**Work to do**
Set down each line of the material that follows, exactly, with no pictures.

— start Data section —

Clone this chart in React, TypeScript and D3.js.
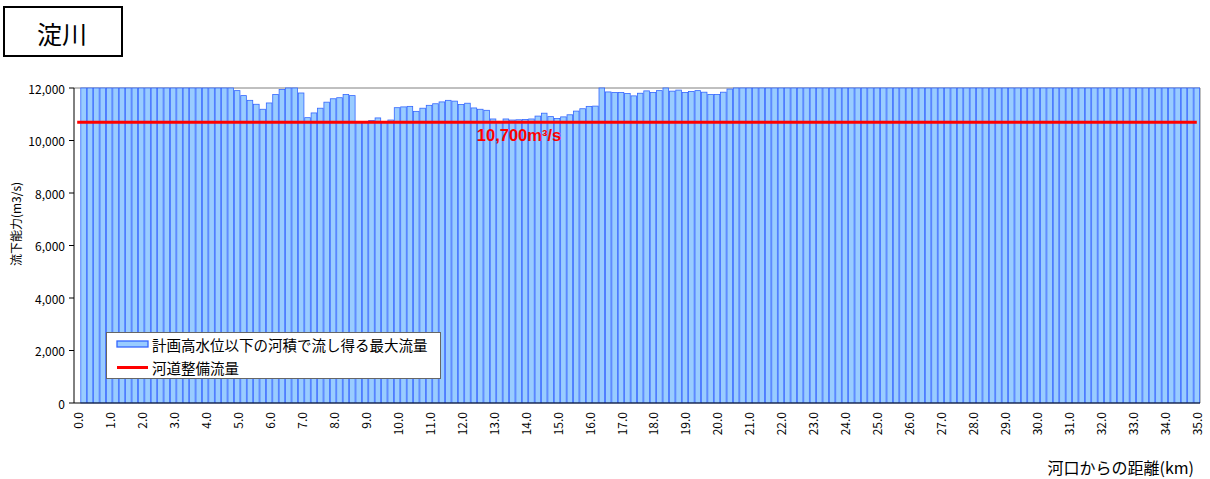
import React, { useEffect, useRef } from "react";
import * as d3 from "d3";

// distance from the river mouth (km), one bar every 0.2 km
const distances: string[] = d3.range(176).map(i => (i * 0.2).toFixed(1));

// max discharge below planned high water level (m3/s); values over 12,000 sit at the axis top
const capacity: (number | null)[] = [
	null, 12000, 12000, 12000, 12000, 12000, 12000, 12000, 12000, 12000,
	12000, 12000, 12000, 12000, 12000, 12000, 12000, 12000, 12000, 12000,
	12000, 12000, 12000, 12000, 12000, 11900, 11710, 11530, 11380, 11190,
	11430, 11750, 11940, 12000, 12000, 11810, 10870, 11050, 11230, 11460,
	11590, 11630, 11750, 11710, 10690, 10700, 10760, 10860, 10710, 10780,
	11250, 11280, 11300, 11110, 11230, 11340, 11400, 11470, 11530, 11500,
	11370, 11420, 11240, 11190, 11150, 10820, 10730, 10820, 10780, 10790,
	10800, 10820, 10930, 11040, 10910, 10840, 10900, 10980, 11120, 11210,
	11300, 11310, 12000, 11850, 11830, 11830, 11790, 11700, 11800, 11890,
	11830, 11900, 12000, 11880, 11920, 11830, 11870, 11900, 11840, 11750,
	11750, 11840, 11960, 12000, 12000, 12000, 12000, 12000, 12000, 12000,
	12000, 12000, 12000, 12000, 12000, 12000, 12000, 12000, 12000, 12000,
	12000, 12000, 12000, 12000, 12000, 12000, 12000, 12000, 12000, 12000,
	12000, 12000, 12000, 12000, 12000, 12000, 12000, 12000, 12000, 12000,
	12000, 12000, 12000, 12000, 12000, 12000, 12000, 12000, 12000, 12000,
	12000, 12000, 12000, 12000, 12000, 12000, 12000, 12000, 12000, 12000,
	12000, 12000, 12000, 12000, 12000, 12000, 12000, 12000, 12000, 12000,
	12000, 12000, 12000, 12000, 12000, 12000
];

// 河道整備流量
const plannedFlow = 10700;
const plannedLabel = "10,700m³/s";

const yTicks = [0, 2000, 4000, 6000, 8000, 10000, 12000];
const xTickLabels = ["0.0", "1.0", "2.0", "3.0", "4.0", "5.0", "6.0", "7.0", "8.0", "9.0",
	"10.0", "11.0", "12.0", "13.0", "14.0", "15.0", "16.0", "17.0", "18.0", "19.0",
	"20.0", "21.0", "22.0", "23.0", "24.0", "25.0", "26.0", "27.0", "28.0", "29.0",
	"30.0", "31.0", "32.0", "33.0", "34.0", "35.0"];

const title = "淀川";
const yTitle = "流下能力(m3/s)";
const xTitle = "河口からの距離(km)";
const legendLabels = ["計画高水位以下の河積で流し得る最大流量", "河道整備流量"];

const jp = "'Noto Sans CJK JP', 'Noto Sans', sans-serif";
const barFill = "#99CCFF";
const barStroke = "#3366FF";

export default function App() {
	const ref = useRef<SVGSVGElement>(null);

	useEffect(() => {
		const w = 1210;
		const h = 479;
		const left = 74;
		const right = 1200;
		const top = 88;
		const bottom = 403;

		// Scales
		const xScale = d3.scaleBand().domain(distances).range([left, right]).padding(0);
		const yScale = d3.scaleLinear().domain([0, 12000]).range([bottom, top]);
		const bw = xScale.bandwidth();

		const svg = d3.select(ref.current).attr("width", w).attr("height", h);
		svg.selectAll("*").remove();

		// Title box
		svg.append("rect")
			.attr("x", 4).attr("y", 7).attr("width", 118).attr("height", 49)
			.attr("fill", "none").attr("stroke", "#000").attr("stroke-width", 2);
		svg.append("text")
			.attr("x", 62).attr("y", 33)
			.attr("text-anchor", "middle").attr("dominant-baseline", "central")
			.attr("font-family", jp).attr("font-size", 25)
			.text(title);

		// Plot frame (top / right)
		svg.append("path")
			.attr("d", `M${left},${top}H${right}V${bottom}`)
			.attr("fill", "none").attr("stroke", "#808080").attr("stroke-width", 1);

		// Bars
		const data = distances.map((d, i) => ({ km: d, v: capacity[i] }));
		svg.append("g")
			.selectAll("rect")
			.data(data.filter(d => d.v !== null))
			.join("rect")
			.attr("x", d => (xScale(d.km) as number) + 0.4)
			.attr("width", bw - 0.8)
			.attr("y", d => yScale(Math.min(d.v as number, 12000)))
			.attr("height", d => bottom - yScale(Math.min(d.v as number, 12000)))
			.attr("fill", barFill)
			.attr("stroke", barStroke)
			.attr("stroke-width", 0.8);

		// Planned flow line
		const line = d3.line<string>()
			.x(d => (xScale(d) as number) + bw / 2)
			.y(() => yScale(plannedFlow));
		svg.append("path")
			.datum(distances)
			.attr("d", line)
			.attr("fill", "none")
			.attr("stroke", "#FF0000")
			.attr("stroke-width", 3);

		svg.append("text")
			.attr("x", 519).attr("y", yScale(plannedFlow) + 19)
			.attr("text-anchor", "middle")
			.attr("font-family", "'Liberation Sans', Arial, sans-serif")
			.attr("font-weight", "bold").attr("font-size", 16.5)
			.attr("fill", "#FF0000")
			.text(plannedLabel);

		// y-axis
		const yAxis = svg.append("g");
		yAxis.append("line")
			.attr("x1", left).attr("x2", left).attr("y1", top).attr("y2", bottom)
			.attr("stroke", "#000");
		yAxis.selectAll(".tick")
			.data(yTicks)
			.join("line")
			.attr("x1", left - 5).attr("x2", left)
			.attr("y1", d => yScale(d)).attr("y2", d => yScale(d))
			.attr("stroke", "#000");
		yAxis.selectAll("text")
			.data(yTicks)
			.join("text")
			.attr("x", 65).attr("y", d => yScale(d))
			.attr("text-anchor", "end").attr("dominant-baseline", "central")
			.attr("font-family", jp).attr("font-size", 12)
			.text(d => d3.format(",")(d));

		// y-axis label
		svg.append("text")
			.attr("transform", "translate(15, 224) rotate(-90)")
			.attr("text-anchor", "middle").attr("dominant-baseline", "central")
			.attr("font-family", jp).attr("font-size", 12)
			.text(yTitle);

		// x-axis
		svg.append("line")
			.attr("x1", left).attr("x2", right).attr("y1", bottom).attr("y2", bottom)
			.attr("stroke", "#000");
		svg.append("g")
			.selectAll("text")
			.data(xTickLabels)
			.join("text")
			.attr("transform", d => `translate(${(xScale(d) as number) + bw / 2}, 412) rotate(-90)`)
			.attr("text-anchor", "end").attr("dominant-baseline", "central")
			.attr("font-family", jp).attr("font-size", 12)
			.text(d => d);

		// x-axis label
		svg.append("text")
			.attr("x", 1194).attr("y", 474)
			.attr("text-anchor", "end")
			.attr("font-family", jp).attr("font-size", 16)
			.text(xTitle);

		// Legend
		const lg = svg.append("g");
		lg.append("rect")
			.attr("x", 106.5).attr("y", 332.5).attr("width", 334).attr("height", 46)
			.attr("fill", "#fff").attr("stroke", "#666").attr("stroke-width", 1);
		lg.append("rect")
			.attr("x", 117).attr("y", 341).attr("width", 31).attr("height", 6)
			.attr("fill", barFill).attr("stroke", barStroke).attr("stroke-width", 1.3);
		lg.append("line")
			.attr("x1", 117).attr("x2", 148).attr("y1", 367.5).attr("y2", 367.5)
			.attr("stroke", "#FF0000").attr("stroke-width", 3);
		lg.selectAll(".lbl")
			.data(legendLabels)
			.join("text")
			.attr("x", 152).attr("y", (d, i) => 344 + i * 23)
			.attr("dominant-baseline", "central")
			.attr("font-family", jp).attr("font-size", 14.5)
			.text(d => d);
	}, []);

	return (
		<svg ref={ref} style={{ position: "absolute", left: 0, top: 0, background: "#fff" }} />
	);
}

— end Data section —

**Complete response**
Clone this chart in React, TypeScript and D3.js.
import React, { useEffect, useRef } from "react";
import * as d3 from "d3";

// distance from the river mouth (km), one bar every 0.2 km
const distances: string[] = d3.range(176).map(i => (i * 0.2).toFixed(1));

// max discharge below planned high water level (m3/s); values over 12,000 sit at the axis top
const capacity: (number | null)[] = [
	null, 12000, 12000, 12000, 12000, 12000, 12000, 12000, 12000, 12000,
	12000, 12000, 12000, 12000, 12000, 12000, 12000, 12000, 12000, 12000,
	12000, 12000, 12000, 12000, 12000, 11900, 11710, 11530, 11380, 11190,
	11430, 11750, 11940, 12000, 12000, 11810, 10870, 11050, 11230, 11460,
	11590, 11630, 11750, 11710, 10690, 10700, 10760, 10860, 10710, 10780,
	11250, 11280, 11300, 11110, 11230, 11340, 11400, 11470, 11530, 11500,
	11370, 11420, 11240, 11190, 11150, 10820, 10730, 10820, 10780, 10790,
	10800, 10820, 10930, 11040, 10910, 10840, 10900, 10980, 11120, 11210,
	11300, 11310, 12000, 11850, 11830, 11830, 11790, 11700, 11800, 11890,
	11830, 11900, 12000, 11880, 11920, 11830, 11870, 11900, 11840, 11750,
	11750, 11840, 11960, 12000, 12000, 12000, 12000, 12000, 12000, 12000,
	12000, 12000, 12000, 12000, 12000, 12000, 12000, 12000, 12000, 12000,
	12000, 12000, 12000, 12000, 12000, 12000, 12000, 12000, 12000, 12000,
	12000, 12000, 12000, 12000, 12000, 12000, 12000, 12000, 12000, 12000,
	12000, 12000, 12000, 12000, 12000, 12000, 12000, 12000, 12000, 12000,
	12000, 12000, 12000, 12000, 12000, 12000, 12000, 12000, 12000, 12000,
	12000, 12000, 12000, 12000, 12000, 12000, 12000, 12000, 12000, 12000,
	12000, 12000, 12000, 12000, 12000, 12000
];

// 河道整備流量
const plannedFlow = 10700;
const plannedLabel = "10,700m³/s";

const yTicks = [0, 2000, 4000, 6000, 8000, 10000, 12000];
const xTickLabels = ["0.0", "1.0", "2.0", "3.0", "4.0", "5.0", "6.0", "7.0", "8.0", "9.0",
	"10.0", "11.0", "12.0", "13.0", "14.0", "15.0", "16.0", "17.0", "18.0", "19.0",
	"20.0", "21.0", "22.0", "23.0", "24.0", "25.0", "26.0", "27.0", "28.0", "29.0",
	"30.0", "31.0", "32.0", "33.0", "34.0", "35.0"];

const title = "淀川";
const yTitle = "流下能力(m3/s)";
const xTitle = "河口からの距離(km)";
const legendLabels = ["計画高水位以下の河積で流し得る最大流量", "河道整備流量"];

const jp = "'Noto Sans CJK JP', 'Noto Sans', sans-serif";
const barFill = "#99CCFF";
const barStroke = "#3366FF";

export default function App() {
	const ref = useRef<SVGSVGElement>(null);

	useEffect(() => {
		const w = 1210;
		const h = 479;
		const left = 74;
		const right = 1200;
		const top = 88;
		const bottom = 403;

		// Scales
		const xScale = d3.scaleBand().domain(distances).range([left, right]).padding(0);
		const yScale = d3.scaleLinear().domain([0, 12000]).range([bottom, top]);
		const bw = xScale.bandwidth();

		const svg = d3.select(ref.current).attr("width", w).attr("height", h);
		svg.selectAll("*").remove();

		// Title box
		svg.append("rect")
			.attr("x", 4).attr("y", 7).attr("width", 118).attr("height", 49)
			.attr("fill", "none").attr("stroke", "#000").attr("stroke-width", 2);
		svg.append("text")
			.attr("x", 62).attr("y", 33)
			.attr("text-anchor", "middle").attr("dominant-baseline", "central")
			.attr("font-family", jp).attr("font-size", 25)
			.text(title);

		// Plot frame (top / right)
		svg.append("path")
			.attr("d", `M${left},${top}H${right}V${bottom}`)
			.attr("fill", "none").attr("stroke", "#808080").attr("stroke-width", 1);

		// Bars
		const data = distances.map((d, i) => ({ km: d, v: capacity[i] }));
		svg.append("g")
			.selectAll("rect")
			.data(data.filter(d => d.v !== null))
			.join("rect")
			.attr("x", d => (xScale(d.km) as number) + 0.4)
			.attr("width", bw - 0.8)
			.attr("y", d => yScale(Math.min(d.v as number, 12000)))
			.attr("height", d => bottom - yScale(Math.min(d.v as number, 12000)))
			.attr("fill", barFill)
			.attr("stroke", barStroke)
			.attr("stroke-width", 0.8);

		// Planned flow line
		const line = d3.line<string>()
			.x(d => (xScale(d) as number) + bw / 2)
			.y(() => yScale(plannedFlow));
		svg.append("path")
			.datum(distances)
			.attr("d", line)
			.attr("fill", "none")
			.attr("stroke", "#FF0000")
			.attr("stroke-width", 3);

		svg.append("text")
			.attr("x", 519).attr("y", yScale(plannedFlow) + 19)
			.attr("text-anchor", "middle")
			.attr("font-family", "'Liberation Sans', Arial, sans-serif")
			.attr("font-weight", "bold").attr("font-size", 16.5)
			.attr("fill", "#FF0000")
			.text(plannedLabel);

		// y-axis
		const yAxis = svg.append("g");
		yAxis.append("line")
			.attr("x1", left).attr("x2", left).attr("y1", top).attr("y2", bottom)
			.attr("stroke", "#000");
		yAxis.selectAll(".tick")
			.data(yTicks)
			.join("line")
			.attr("x1", left - 5).attr("x2", left)
			.attr("y1", d => yScale(d)).attr("y2", d => yScale(d))
			.attr("stroke", "#000");
		yAxis.selectAll("text")
			.data(yTicks)
			.join("text")
			.attr("x", 65).attr("y", d => yScale(d))
			.attr("text-anchor", "end").attr("dominant-baseline", "central")
			.attr("font-family", jp).attr("font-size", 12)
			.text(d => d3.format(",")(d));

		// y-axis label
		svg.append("text")
			.attr("transform", "translate(15, 224) rotate(-90)")
			.attr("text-anchor", "middle").attr("dominant-baseline", "central")
			.attr("font-family", jp).attr("font-size", 12)
			.text(yTitle);

		// x-axis
		svg.append("line")
			.attr("x1", left).attr("x2", right).attr("y1", bottom).attr("y2", bottom)
			.attr("stroke", "#000");
		svg.append("g")
			.selectAll("text")
			.data(xTickLabels)
			.join("text")
			.attr("transform", d => `translate(${(xScale(d) as number) + bw / 2}, 412) rotate(-90)`)
			.attr("text-anchor", "end").attr("dominant-baseline", "central")
			.attr("font-family", jp).attr("font-size", 12)
			.text(d => d);

		// x-axis label
		svg.append("text")
			.attr("x", 1194).attr("y", 474)
			.attr("text-anchor", "end")
			.attr("font-family", jp).attr("font-size", 16)
			.text(xTitle);

		// Legend
		const lg = svg.append("g");
		lg.append("rect")
			.attr("x", 106.5).attr("y", 332.5).attr("width", 334).attr("height", 46)
			.attr("fill", "#fff").attr("stroke", "#666").attr("stroke-width", 1);
		lg.append("rect")
			.attr("x", 117).attr("y", 341).attr("width", 31).attr("height", 6)
			.attr("fill", barFill).attr("stroke", barStroke).attr("stroke-width", 1.3);
		lg.append("line")
			.attr("x1", 117).attr("x2", 148).attr("y1", 367.5).attr("y2", 367.5)
			.attr("stroke", "#FF0000").attr("stroke-width", 3);
		lg.selectAll(".lbl")
			.data(legendLabels)
			.join("text")
			.attr("x", 152).attr("y", (d, i) => 344 + i * 23)
			.attr("dominant-baseline", "central")
			.attr("font-family", jp).attr("font-size", 14.5)
			.text(d => d);
	}, []);

	return (
		<svg ref={ref} style={{ position: "absolute", left: 0, top: 0, background: "#fff" }} />
	);
}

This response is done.